Goal of the exercise
Pull out the lines from the line containing "Clone this chart in seaborn and matplotlib." through the line containing "import matplotlib.pyplot as plt", both lines included, and copy them exactly.

··· Excerpted records ···

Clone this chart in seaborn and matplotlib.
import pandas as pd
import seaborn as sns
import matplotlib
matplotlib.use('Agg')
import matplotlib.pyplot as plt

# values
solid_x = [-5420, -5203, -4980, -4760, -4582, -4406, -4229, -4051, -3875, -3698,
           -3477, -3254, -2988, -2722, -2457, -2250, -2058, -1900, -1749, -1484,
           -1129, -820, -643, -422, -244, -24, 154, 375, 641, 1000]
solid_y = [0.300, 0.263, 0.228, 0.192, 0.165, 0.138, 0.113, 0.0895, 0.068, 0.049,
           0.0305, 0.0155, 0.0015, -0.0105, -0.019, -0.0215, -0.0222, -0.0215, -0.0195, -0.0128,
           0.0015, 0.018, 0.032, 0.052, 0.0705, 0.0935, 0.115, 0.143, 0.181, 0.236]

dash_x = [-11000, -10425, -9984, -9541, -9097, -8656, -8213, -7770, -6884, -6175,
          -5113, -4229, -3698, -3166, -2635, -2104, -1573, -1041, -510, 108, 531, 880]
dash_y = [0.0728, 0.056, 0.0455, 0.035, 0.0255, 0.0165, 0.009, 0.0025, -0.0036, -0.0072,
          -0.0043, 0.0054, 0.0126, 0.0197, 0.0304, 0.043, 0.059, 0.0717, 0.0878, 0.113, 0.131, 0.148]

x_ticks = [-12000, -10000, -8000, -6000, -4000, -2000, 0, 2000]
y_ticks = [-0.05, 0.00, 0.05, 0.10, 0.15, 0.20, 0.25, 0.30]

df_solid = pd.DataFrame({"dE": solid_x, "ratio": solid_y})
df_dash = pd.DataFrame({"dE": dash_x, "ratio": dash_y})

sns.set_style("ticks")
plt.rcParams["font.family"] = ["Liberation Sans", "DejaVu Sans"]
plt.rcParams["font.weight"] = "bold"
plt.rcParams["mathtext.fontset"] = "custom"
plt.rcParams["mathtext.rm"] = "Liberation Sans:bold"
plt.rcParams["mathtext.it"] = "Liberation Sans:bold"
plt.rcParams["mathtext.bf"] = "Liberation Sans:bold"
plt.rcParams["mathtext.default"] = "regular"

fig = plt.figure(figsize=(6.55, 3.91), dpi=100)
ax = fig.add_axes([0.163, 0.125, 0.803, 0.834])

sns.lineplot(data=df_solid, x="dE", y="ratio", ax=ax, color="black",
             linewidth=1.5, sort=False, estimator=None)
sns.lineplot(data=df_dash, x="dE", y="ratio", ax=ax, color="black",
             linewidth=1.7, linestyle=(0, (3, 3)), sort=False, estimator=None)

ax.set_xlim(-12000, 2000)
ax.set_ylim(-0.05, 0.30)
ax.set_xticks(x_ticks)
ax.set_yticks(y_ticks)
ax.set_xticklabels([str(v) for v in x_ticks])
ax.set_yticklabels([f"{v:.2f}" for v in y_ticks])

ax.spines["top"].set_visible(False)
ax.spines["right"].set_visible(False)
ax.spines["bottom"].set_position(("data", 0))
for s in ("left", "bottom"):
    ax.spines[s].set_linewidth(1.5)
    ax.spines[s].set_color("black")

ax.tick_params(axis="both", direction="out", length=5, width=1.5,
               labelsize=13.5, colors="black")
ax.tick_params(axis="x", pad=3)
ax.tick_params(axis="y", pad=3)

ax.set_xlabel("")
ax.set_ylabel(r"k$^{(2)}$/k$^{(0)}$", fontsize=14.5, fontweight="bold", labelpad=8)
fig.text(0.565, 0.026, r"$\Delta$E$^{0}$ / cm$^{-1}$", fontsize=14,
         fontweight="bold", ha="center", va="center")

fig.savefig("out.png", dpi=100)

···
··· Excerpted records ···

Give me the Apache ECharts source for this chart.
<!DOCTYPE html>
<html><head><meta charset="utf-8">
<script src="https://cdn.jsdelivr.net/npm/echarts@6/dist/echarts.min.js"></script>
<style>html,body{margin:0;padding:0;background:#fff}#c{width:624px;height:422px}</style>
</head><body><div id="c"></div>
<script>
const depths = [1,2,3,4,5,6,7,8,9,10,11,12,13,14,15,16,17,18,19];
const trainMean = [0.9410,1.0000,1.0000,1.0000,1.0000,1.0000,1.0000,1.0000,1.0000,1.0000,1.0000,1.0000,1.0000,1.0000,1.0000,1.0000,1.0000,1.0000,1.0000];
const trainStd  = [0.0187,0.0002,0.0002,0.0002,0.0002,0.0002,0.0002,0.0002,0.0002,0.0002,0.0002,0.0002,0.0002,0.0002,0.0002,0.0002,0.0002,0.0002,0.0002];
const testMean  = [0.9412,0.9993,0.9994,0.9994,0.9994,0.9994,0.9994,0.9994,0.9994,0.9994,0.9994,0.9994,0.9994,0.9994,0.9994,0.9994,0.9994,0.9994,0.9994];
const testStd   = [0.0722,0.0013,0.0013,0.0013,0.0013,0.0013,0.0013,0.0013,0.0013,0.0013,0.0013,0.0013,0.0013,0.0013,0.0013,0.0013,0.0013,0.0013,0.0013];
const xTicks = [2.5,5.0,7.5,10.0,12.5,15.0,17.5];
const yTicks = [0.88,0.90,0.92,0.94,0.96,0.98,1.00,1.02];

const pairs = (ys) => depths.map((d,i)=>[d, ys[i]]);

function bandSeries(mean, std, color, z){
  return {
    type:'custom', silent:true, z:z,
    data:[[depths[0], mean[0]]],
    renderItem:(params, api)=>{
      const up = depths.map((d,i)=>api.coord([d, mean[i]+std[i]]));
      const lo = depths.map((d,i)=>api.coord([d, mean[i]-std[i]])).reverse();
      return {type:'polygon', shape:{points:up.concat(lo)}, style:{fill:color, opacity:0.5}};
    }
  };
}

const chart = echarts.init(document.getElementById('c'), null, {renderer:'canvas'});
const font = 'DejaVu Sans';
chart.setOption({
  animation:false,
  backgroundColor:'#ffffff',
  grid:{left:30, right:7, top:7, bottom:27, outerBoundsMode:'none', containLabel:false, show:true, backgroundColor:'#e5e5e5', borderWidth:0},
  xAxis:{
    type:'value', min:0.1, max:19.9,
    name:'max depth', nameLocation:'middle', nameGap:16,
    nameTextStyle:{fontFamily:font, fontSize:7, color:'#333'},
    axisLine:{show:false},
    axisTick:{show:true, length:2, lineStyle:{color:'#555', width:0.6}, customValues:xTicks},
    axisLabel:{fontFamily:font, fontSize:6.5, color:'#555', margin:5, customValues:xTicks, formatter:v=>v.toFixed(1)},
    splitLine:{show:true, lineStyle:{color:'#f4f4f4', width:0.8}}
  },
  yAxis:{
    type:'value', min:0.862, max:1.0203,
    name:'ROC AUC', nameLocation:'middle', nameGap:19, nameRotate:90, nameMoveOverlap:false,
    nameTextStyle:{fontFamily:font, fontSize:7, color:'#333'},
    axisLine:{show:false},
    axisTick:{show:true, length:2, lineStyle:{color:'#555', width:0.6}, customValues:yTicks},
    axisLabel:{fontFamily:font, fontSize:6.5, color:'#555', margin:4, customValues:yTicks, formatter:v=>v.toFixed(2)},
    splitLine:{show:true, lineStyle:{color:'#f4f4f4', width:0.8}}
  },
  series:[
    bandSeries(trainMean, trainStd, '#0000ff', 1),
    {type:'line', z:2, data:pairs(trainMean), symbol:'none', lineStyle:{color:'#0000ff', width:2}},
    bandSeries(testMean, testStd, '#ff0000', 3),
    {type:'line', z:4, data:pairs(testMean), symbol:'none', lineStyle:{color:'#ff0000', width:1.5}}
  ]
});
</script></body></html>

···
··· Excerpted records ···

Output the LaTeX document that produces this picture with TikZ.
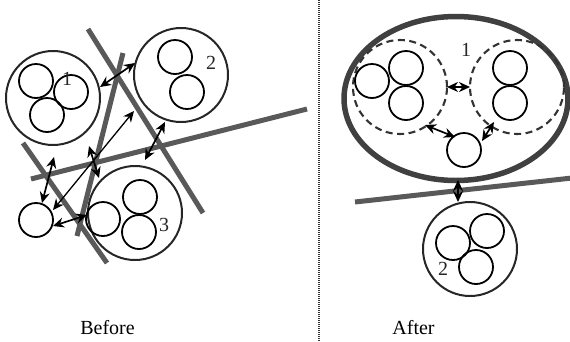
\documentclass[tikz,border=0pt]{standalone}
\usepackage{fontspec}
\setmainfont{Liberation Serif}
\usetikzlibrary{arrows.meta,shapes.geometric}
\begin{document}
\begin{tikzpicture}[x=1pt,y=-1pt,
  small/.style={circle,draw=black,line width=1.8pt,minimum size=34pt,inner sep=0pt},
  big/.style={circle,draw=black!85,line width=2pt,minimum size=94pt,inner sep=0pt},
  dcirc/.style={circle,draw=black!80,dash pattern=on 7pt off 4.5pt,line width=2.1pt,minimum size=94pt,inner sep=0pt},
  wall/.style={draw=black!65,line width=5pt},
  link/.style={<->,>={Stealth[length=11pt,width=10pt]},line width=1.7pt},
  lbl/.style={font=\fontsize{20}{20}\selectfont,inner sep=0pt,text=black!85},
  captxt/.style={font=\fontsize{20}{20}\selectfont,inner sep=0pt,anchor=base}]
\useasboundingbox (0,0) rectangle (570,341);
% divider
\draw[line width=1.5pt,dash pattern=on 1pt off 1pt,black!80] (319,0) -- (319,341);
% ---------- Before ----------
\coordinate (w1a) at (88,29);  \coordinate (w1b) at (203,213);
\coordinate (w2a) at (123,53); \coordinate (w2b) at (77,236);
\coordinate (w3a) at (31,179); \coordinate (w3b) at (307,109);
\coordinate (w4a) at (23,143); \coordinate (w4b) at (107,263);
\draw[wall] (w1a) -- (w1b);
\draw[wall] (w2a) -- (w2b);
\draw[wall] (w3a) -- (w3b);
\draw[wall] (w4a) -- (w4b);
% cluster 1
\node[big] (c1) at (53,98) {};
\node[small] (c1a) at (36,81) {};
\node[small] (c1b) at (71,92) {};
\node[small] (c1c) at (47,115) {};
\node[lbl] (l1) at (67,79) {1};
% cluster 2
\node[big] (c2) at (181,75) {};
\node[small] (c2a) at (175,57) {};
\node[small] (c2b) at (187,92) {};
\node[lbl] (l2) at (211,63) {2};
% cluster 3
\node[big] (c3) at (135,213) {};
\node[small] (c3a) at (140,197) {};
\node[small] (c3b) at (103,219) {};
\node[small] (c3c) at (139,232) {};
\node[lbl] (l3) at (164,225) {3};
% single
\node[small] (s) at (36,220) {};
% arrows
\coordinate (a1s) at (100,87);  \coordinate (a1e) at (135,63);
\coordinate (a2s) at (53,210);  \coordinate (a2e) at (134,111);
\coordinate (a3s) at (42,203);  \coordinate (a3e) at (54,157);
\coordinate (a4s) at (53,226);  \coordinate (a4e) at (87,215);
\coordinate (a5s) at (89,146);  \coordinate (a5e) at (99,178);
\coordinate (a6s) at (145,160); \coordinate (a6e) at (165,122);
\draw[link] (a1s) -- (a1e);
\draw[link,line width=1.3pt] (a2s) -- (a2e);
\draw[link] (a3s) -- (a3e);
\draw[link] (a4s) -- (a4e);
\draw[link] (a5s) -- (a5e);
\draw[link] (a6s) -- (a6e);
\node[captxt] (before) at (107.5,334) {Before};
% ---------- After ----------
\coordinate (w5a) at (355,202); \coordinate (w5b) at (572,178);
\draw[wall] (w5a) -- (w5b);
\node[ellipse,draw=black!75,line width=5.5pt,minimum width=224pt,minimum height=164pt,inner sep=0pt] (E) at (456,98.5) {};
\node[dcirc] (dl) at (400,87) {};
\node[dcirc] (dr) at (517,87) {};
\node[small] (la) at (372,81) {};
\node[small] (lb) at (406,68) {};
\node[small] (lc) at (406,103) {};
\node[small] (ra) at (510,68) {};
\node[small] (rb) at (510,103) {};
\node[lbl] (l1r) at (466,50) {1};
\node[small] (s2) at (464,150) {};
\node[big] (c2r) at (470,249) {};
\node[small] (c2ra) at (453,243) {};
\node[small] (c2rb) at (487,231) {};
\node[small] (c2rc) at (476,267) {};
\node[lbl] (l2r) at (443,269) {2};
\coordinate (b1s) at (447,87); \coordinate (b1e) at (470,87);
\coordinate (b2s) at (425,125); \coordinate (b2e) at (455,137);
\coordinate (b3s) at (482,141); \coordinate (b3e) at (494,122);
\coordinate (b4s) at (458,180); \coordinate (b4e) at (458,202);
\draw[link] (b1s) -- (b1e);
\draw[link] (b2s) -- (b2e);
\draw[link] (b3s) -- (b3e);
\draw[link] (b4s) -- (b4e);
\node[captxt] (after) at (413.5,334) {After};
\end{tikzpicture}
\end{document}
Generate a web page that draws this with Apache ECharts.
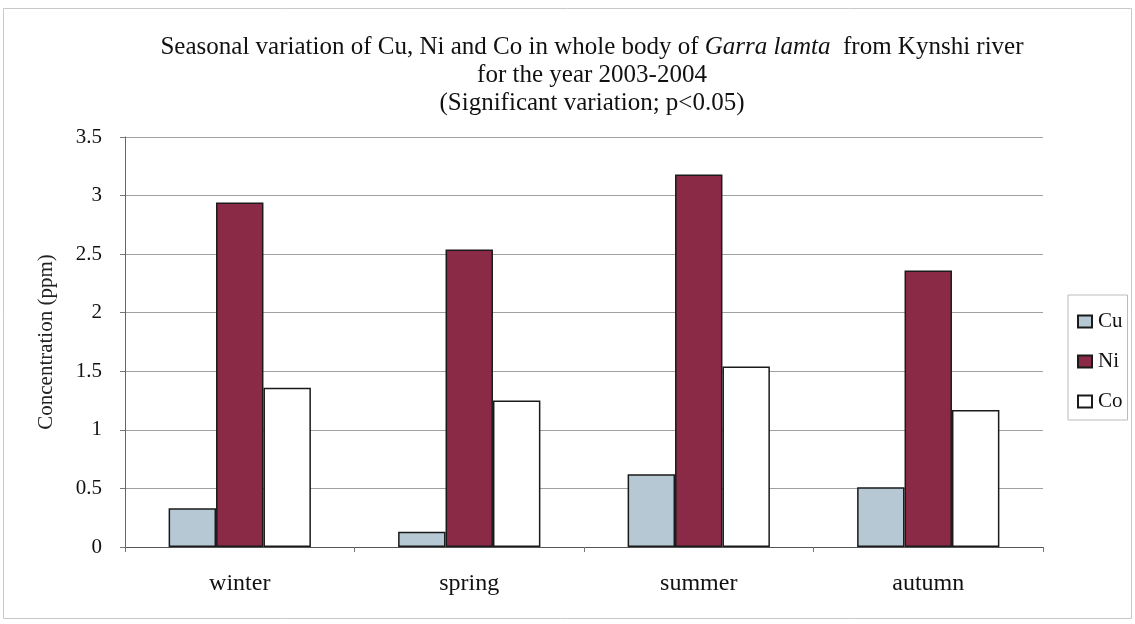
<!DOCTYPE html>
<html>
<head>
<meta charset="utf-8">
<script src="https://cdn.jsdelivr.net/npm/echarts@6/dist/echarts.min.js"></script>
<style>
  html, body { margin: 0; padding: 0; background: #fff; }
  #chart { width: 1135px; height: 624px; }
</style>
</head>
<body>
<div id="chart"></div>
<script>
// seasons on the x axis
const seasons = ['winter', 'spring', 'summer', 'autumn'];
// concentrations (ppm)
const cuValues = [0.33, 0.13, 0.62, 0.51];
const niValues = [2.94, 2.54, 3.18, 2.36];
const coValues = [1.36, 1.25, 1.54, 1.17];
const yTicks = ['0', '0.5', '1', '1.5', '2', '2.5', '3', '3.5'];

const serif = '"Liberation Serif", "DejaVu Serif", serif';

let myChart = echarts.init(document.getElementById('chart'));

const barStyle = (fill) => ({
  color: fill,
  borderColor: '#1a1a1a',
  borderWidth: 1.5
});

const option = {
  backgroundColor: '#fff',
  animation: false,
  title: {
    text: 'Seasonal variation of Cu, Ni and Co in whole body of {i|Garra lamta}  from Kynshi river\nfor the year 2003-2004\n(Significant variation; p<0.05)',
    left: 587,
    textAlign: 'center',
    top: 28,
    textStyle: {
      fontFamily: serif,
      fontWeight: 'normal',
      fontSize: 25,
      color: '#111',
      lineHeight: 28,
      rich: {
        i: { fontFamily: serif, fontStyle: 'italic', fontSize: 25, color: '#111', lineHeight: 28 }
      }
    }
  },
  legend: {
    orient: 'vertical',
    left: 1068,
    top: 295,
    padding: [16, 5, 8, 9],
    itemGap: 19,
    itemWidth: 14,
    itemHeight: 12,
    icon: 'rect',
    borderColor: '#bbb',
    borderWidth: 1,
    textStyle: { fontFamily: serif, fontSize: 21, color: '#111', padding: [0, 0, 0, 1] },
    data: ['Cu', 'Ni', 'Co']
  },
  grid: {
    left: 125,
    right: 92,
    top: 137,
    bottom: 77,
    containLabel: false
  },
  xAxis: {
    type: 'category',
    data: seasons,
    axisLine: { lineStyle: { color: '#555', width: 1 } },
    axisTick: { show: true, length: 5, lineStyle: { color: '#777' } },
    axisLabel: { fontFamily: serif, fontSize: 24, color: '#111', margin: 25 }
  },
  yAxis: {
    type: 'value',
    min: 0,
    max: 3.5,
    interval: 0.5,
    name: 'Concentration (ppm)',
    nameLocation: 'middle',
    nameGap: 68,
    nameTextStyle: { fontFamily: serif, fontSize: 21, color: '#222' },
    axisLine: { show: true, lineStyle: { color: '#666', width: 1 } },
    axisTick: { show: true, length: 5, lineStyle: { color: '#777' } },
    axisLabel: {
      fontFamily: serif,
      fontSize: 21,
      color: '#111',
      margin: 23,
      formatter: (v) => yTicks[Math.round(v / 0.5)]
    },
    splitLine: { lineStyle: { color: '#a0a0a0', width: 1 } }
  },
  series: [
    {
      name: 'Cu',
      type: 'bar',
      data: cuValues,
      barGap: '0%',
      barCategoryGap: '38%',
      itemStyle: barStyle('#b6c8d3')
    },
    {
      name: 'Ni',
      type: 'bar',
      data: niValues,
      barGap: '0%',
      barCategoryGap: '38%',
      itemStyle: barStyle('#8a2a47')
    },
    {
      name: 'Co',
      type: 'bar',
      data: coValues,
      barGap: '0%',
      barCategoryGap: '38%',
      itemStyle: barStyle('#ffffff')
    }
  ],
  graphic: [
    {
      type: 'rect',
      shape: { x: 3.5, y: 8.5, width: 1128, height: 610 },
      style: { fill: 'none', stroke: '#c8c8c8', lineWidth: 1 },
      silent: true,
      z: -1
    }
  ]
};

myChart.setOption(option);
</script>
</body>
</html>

···

Full output
Clone this chart in seaborn and matplotlib.
import pandas as pd
import seaborn as sns
import matplotlib
matplotlib.use('Agg')
import matplotlib.pyplot as plt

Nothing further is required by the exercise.